Nobody likes to pay taxes. In fact, most people prefer to get a little something back from the IRS after filing a federal tax return.
Even though it’s more prudent, financially speaking, to break even – or have to write the IRS a small check – I recognize that lots of Americans love the idea of getting a juicy check from the government during tax season.
No wonder, then, that as of March 2011, the IRS says the average tax refund check now tops $3,100.
One way to get the government to send you a juicy check like that is to claim tax credits.
A tax credit reduces the taxes you owe dollar for dollar. What’s even better is that some tax credits are refundable, meaning you get that sought-after check back from the feds.

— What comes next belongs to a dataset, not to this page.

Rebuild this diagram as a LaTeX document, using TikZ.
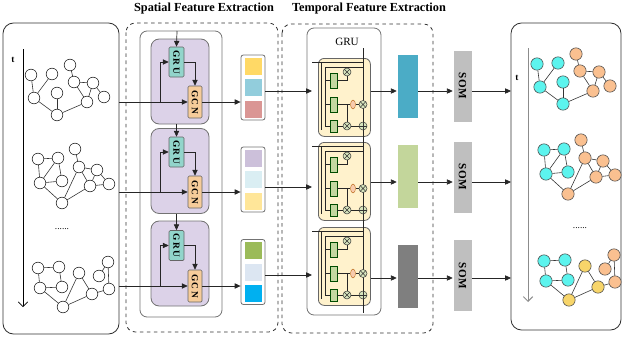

If you’re looking to fatten your bank account, the IRS wants you know about the following four tax credits that you should consider claiming (if you’re eligible, of course):
The Earned Income Tax Credit is a refundable credit for certain people who work and have earned income from wages, self-employment or farming.

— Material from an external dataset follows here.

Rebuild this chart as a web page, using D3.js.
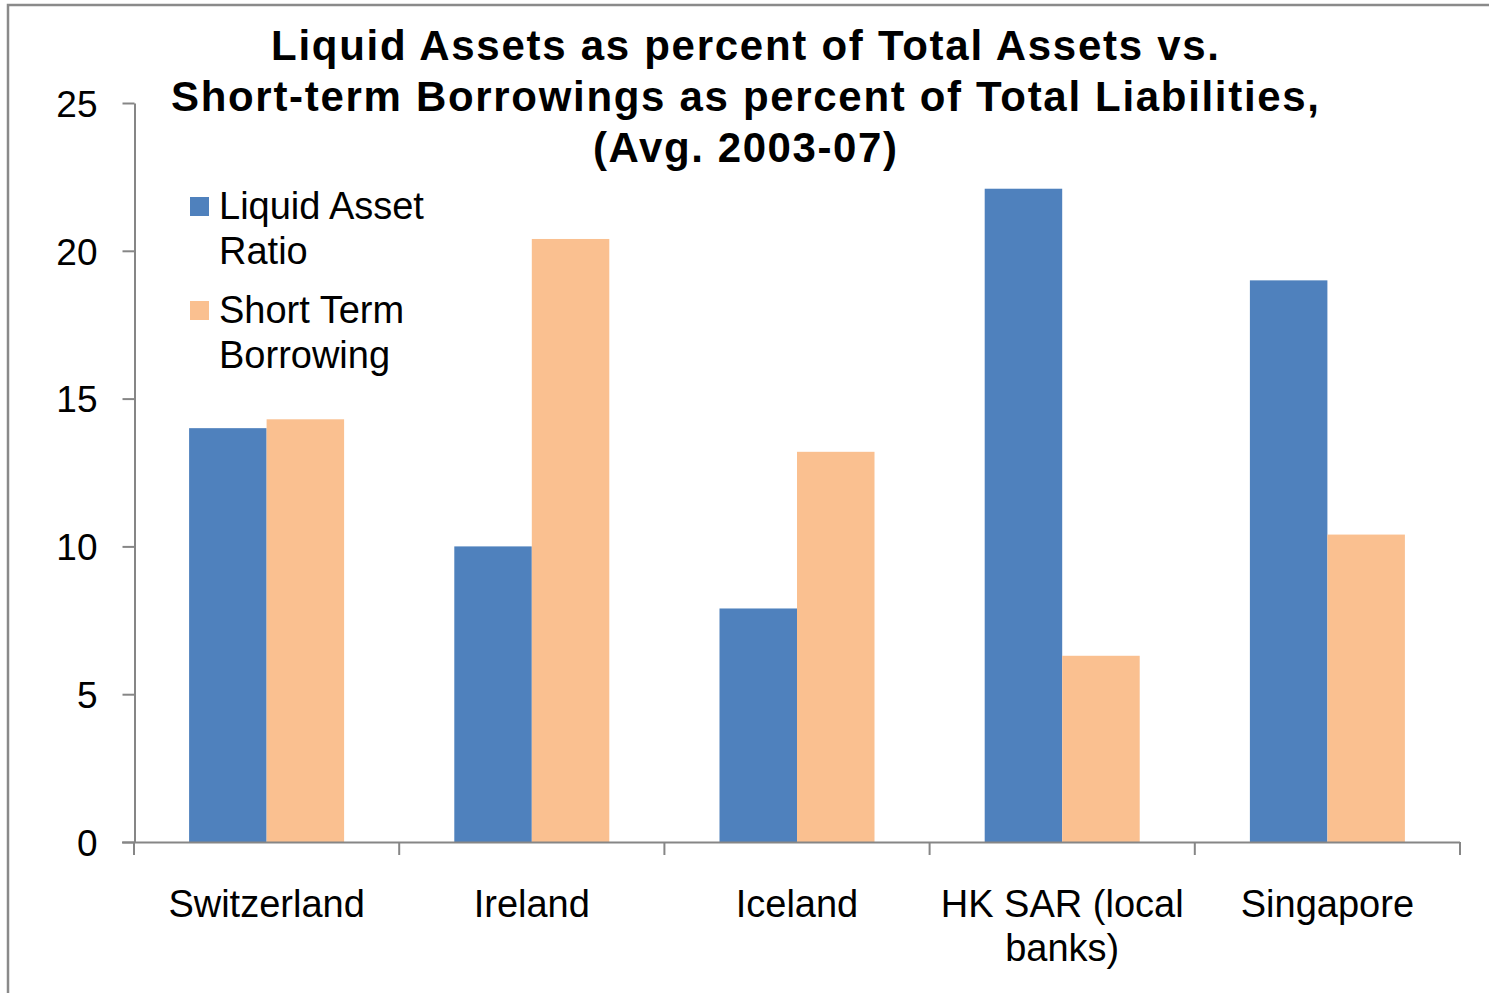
<!DOCTYPE html>
<html>
<head>
<meta charset="UTF-8">
<title>Liquid Assets vs Short-term Borrowings</title>
<script src="https://cdn.jsdelivr.net/npm/d3@7"></script>
<style>
  body { margin: 0; background: #fff; }
  svg { display: block; font-family: "Liberation Sans", Arial, sans-serif; }
  .axis path, .axis line { stroke: #868686; stroke-width: 2px; }
  .axis text { fill: #000; }
</style>
</head>
<body>
<script>
// data
var categories = ["Switzerland", "Ireland", "Iceland", "HK SAR (local banks)", "Singapore"];
var seriesNames = ["Liquid Asset Ratio", "Short Term Borrowing"];
var liquidAssetRatio = [14.0, 10.0, 7.9, 22.1, 19.0];
var shortTermBorrowing = [14.3, 20.4, 13.2, 6.3, 10.4];
var yTicks = [0, 5, 10, 15, 20, 25];
var titleLines = ["Liquid Assets as percent of Total Assets vs.",
                  "Short-term Borrowings as percent of Total Liabilities,",
                  "(Avg. 2003-07)"];

var w = 1489, h = 993;
var colors = ["#4F81BD", "#FAC090"];

var rows = categories.map(function(c, i) {
  return { cat: c, values: [liquidAssetRatio[i], shortTermBorrowing[i]] };
});

var svg = d3.select("body").append("svg")
  .attr("width", w)
  .attr("height", h);

// frame (only top and left edges show in the picture)
svg.append("path")
  .attr("d", "M8,993V5H1489")
  .attr("fill", "none")
  .attr("stroke", "#8a8a8a")
  .attr("stroke-width", 2.5);

// scales
var x0 = d3.scaleBand()
  .domain(categories)
  .range([134, 1460])
  .paddingInner(0.4155)
  .paddingOuter(0.4155 / 2);

var x1 = d3.scaleBand()
  .domain([0, 1])
  .range([0, x0.bandwidth()]);

var y = d3.scaleLinear()
  .domain([0, 25])
  .range([842, 103]);

// bars
var groups = svg.append("g")
  .selectAll("g")
  .data(rows)
  .enter()
  .append("g")
  .attr("transform", function(d) { return "translate(" + x0(d.cat) + ",0)"; });

groups.selectAll("rect")
  .data(function(d) { return d.values; })
  .enter()
  .append("rect")
  .attr("x", function(d, i) { return x1(i); })
  .attr("y", function(d) { return y(d); })
  .attr("width", x1.bandwidth())
  .attr("height", function(d) { return y(0) - y(d); })
  .attr("fill", function(d, i) { return colors[i]; });

// y axis
var yAxis = d3.axisLeft(y)
  .tickValues(yTicks)
  .tickSizeInner(12)
  .tickSizeOuter(0)
  .tickPadding(25)
  .tickFormat(d3.format("d"));

svg.append("g")
  .attr("class", "axis yaxis")
  .attr("transform", "translate(134.5,0)")
  .call(yAxis)
  .selectAll("text")
  .attr("font-size", "37px")
  .attr("dy", "0.36em");

// x axis: line with boundary ticks
var step = x0.step();
var bounds = d3.range(categories.length + 1).map(function(i) { return 134 + i * step; });

var xg = svg.append("g").attr("class", "axis xaxis");
xg.append("line")
  .attr("x1", 122).attr("x2", 1460)
  .attr("y1", y(0) + 0.5).attr("y2", y(0) + 0.5);
xg.selectAll("line.tick")
  .data(bounds)
  .enter()
  .append("line")
  .attr("class", "tick")
  .attr("x1", function(d) { return d; })
  .attr("x2", function(d) { return d; })
  .attr("y1", y(0))
  .attr("y2", y(0) + 13);

// category labels, wrapped to the band
var labels = xg.selectAll("text")
  .data(categories)
  .enter()
  .append("text")
  .attr("x", function(d) { return x0(d) + x0.bandwidth() / 2; })
  .attr("y", 917)
  .attr("text-anchor", "middle")
  .attr("font-size", "38px")
  .text(function(d) { return d; });

labels.each(function(d) {
  var t = d3.select(this);
  var words = d.split(" ");
  var cx = t.attr("x");
  t.text(null);
  var line = [];
  var tspan = t.append("tspan").attr("x", cx).attr("dy", 0);
  words.forEach(function(word) {
    line.push(word);
    tspan.text(line.join(" "));
    if (tspan.node().getComputedTextLength() > step - 10 && line.length > 1) {
      line.pop();
      tspan.text(line.join(" "));
      line = [word];
      tspan = t.append("tspan").attr("x", cx).attr("dy", 44).text(word);
    }
  });
});

// title
svg.append("g")
  .selectAll("text")
  .data(titleLines)
  .enter()
  .append("text")
  .attr("x", 745)
  .attr("y", function(d, i) { return 60 + i * 51; })
  .attr("text-anchor", "middle")
  .attr("font-size", "42px")
  .attr("font-weight", "bold")
  .attr("textLength", function(d, i) { return [948, 1148, 304][i]; })
  .attr("lengthAdjust", "spacing")
  .text(function(d) { return d; });

// legend
var legendLines = [["Liquid Asset", "Ratio"], ["Short Term", "Borrowing"]];
var legend = svg.append("g")
  .selectAll("g")
  .data(seriesNames)
  .enter()
  .append("g")
  .attr("transform", function(d, i) { return "translate(190," + (197 + i * 104) + ")"; });

legend.append("rect")
  .attr("width", 19)
  .attr("height", 19)
  .attr("fill", function(d, i) { return colors[i]; });

legend.append("text")
  .attr("x", 29)
  .attr("y", 22)
  .attr("font-size", "38px")
  .selectAll("tspan")
  .data(function(d, i) { return legendLines[i]; })
  .enter()
  .append("tspan")
  .attr("x", 29)
  .attr("dy", function(d, i) { return i === 0 ? 0 : 45; })
  .text(function(d) { return d; });
</script>
</body>
</html>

Income, age and the number of qualifying children determine the amount of the credit. EITC reduces the amount of tax you owe and may also give you a refund. For more information see IRS Publication 596, Earned Income Credit.
The Child and Dependent Care Credit is for expenses paid for the care of your qualifying children under age 13, or for a disabled spouse or dependent, to enable you to work or look for work.

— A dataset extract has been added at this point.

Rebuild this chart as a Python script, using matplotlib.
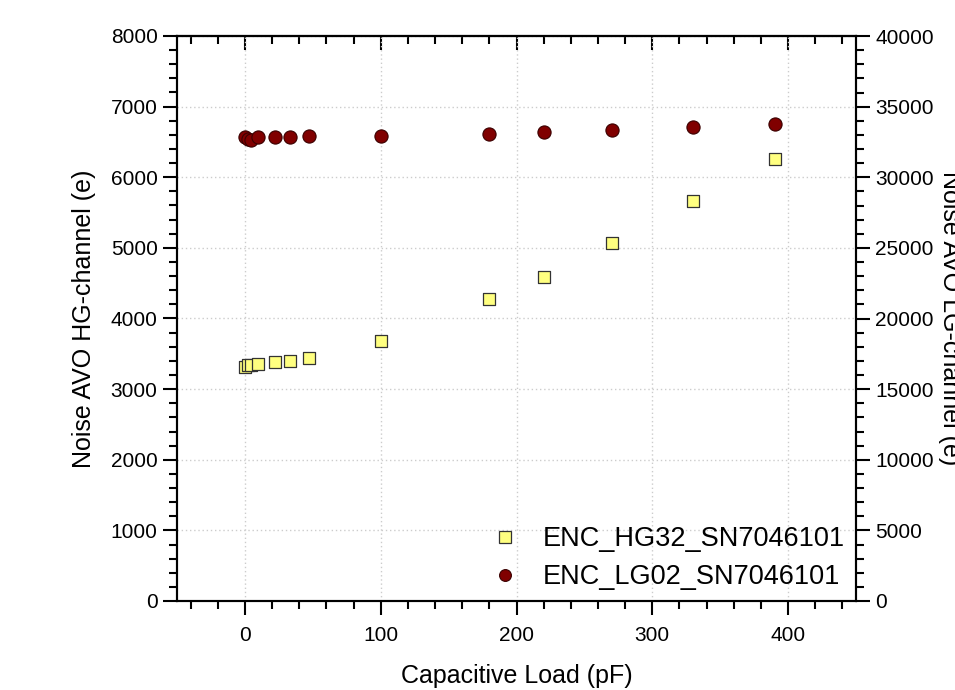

For more information, see IRS Publication 503, Child and Dependent Care Expenses.
The Child Tax Credit is for people who have a qualifying child. The maximum amount of the credit is $1,000 for each qualifying child.
This credit can be claimed in addition to the credit for child and dependent care expenses. For more information on the Child Tax Credit, see IRS Publication 972, Child Tax Credit.
The Retirement Savings Contributions Credit, also known as the Saver’s Credit, is designed to help low-to-moderate income workers save for retirement.
You may qualify if your income is below a certain limit and you contribute to an IRA or workplace retirement plan, such as a 401(k) plan.
The Saver’s Credit is available in addition to any other tax savings that apply. For more information, see IRS Publication 590, Individual Retirement Arrangements (IRAs).
This is just a sampling of federal tax credits. Lots of other ones exist too, and each one is subject to its own qualifications, limitations and rules.
But the point is this: if you legitimately qualify for a tax credit, do go ahead and claim it. The refund you could get will make your time and effort worthwhile.